• **Collected material**
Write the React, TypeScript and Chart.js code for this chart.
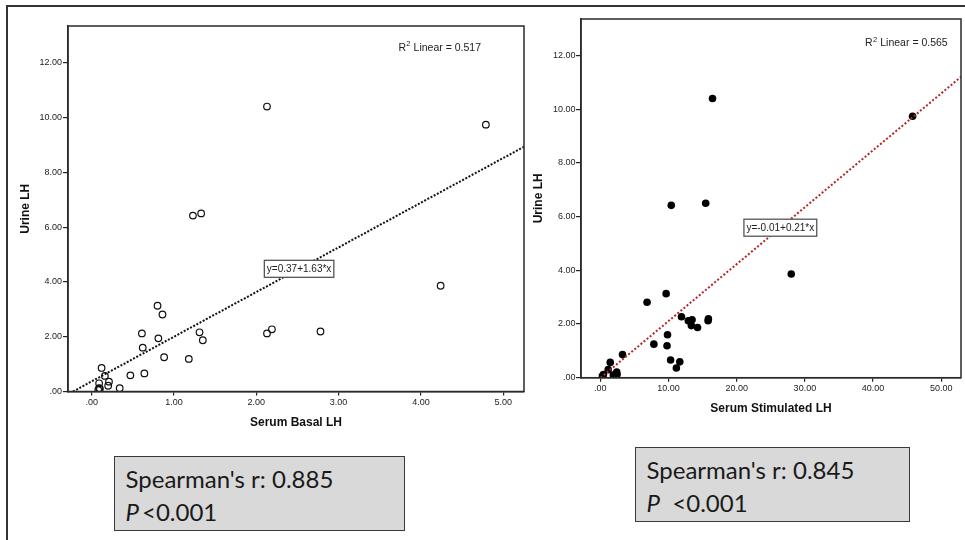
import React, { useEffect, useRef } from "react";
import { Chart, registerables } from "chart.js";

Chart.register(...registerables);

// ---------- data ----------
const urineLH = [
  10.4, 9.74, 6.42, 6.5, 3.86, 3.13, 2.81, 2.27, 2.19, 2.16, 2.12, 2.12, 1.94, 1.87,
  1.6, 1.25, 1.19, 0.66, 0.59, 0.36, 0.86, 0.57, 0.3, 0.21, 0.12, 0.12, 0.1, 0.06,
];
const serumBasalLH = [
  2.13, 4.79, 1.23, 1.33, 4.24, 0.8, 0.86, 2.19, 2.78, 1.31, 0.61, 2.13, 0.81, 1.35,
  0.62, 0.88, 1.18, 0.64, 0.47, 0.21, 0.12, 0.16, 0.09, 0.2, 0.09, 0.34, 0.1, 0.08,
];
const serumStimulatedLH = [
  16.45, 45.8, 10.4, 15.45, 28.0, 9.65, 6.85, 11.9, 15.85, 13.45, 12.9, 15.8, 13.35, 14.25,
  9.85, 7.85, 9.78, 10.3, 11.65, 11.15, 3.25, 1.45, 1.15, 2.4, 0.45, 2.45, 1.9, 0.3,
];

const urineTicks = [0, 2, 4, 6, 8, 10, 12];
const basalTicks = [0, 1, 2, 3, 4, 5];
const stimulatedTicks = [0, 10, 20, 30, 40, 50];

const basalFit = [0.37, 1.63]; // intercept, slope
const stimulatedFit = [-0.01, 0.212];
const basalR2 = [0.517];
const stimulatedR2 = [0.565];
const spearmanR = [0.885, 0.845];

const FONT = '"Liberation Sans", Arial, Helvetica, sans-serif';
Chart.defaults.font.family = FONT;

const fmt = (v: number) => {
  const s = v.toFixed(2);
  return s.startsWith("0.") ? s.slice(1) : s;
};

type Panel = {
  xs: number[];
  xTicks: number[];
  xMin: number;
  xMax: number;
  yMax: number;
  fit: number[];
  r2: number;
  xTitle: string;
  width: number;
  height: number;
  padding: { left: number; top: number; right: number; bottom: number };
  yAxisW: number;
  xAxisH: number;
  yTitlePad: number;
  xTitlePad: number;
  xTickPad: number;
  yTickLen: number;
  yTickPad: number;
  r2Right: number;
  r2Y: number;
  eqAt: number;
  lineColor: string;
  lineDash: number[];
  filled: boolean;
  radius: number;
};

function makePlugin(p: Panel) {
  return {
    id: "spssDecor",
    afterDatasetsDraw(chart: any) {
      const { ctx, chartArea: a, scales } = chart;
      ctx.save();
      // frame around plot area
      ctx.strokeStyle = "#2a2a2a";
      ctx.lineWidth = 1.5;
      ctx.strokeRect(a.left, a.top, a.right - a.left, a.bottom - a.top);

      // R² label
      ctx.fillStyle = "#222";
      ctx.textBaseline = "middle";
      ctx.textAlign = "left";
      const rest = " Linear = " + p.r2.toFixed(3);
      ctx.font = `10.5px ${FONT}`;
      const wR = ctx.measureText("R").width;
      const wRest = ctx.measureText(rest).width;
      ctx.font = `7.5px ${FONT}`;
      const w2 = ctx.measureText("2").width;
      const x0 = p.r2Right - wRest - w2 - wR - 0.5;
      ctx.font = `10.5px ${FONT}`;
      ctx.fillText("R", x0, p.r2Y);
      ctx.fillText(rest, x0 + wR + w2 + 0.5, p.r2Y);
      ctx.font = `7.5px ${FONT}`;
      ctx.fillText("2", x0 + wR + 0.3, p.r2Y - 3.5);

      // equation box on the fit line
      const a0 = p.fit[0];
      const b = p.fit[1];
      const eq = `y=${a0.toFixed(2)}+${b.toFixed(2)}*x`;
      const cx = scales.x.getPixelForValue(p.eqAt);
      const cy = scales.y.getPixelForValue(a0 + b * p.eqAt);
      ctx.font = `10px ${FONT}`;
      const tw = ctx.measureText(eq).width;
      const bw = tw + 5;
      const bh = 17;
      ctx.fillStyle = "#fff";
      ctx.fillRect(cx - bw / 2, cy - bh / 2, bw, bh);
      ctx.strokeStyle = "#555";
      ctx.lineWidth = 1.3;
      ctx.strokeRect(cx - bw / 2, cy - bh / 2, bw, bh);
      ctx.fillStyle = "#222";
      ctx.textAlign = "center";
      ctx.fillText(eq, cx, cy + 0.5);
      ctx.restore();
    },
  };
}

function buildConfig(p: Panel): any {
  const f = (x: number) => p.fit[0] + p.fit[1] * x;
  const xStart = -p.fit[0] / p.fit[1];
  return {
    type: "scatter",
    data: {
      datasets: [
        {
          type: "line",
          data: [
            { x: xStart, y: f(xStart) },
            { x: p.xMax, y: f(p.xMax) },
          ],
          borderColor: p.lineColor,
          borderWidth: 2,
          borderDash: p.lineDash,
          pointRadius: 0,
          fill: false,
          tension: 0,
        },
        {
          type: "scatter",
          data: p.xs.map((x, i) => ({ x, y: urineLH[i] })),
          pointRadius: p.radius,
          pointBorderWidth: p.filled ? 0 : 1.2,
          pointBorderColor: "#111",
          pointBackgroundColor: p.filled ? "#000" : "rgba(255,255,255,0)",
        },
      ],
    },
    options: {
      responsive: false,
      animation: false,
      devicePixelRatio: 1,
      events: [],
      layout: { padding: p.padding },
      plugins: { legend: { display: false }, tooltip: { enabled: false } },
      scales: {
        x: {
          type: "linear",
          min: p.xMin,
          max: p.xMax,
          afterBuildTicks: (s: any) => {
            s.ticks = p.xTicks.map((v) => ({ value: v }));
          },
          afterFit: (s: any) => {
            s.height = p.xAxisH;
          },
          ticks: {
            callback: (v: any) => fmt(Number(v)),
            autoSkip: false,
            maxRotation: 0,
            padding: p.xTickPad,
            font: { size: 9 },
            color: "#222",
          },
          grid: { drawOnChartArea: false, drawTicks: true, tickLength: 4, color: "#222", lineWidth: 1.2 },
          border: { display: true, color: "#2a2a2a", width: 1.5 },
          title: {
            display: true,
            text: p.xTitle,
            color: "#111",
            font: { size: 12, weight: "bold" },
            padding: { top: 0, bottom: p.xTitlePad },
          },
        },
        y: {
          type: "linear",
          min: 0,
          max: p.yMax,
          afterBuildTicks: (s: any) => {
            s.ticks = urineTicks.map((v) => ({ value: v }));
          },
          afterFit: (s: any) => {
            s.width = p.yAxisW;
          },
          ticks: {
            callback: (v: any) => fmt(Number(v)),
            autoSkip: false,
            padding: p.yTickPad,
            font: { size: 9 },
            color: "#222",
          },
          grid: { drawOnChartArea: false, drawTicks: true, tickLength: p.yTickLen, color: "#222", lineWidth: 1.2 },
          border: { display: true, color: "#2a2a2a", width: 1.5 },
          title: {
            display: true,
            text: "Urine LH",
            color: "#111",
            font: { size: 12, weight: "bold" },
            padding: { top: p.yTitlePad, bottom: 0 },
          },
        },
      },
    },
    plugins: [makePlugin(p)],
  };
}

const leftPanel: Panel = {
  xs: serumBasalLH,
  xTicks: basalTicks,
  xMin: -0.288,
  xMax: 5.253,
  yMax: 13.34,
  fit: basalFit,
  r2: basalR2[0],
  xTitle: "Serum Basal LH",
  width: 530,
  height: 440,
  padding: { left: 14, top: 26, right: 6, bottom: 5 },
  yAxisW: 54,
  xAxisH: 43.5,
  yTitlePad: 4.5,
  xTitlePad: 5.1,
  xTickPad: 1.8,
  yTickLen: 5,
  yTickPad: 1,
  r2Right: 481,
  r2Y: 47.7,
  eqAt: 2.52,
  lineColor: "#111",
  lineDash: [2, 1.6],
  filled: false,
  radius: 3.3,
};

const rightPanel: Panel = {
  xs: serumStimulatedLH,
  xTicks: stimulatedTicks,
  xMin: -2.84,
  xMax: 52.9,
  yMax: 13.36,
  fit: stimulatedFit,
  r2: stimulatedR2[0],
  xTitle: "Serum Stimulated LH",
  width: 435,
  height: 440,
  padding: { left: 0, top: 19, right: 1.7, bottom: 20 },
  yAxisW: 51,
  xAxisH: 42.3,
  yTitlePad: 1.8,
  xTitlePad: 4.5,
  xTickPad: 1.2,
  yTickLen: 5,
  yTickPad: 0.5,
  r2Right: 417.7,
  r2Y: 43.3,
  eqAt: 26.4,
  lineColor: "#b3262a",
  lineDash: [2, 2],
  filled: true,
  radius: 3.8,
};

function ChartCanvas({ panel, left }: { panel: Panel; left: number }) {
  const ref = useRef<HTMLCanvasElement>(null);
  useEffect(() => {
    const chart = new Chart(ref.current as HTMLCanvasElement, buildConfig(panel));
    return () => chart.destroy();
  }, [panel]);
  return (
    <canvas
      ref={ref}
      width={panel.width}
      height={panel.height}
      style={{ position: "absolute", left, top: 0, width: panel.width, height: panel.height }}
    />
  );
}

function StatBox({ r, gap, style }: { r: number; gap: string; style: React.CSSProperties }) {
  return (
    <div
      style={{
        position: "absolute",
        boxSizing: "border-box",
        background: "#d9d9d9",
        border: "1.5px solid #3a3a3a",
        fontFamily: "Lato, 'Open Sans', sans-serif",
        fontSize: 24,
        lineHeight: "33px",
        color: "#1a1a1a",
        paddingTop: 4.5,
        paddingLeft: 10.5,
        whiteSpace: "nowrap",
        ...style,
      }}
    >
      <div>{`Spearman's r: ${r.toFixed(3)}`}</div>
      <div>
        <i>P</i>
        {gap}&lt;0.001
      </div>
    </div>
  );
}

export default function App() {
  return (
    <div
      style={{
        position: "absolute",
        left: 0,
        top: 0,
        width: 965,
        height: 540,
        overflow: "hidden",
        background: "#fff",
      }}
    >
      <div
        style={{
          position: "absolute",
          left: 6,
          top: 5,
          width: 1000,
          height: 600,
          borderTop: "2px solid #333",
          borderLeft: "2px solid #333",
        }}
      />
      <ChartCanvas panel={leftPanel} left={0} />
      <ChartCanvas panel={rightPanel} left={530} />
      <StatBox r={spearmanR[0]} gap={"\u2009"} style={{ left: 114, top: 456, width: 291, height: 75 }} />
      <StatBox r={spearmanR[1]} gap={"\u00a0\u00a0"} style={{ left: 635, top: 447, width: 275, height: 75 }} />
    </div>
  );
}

• **Task brief**
Repeat the lines of the listing above verbatim, beginning at its first line and ending at the line containing "const stimulatedTicks = [0, 10, 20, 30, 40, 50];", which is included. Omit pictures.

• **Final result**
Write the React, TypeScript and Chart.js code for this chart.
import React, { useEffect, useRef } from "react";
import { Chart, registerables } from "chart.js";

Chart.register(...registerables);

// ---------- data ----------
const urineLH = [
  10.4, 9.74, 6.42, 6.5, 3.86, 3.13, 2.81, 2.27, 2.19, 2.16, 2.12, 2.12, 1.94, 1.87,
  1.6, 1.25, 1.19, 0.66, 0.59, 0.36, 0.86, 0.57, 0.3, 0.21, 0.12, 0.12, 0.1, 0.06,
];
const serumBasalLH = [
  2.13, 4.79, 1.23, 1.33, 4.24, 0.8, 0.86, 2.19, 2.78, 1.31, 0.61, 2.13, 0.81, 1.35,
  0.62, 0.88, 1.18, 0.64, 0.47, 0.21, 0.12, 0.16, 0.09, 0.2, 0.09, 0.34, 0.1, 0.08,
];
const serumStimulatedLH = [
  16.45, 45.8, 10.4, 15.45, 28.0, 9.65, 6.85, 11.9, 15.85, 13.45, 12.9, 15.8, 13.35, 14.25,
  9.85, 7.85, 9.78, 10.3, 11.65, 11.15, 3.25, 1.45, 1.15, 2.4, 0.45, 2.45, 1.9, 0.3,
];

const urineTicks = [0, 2, 4, 6, 8, 10, 12];
const basalTicks = [0, 1, 2, 3, 4, 5];
const stimulatedTicks = [0, 10, 20, 30, 40, 50];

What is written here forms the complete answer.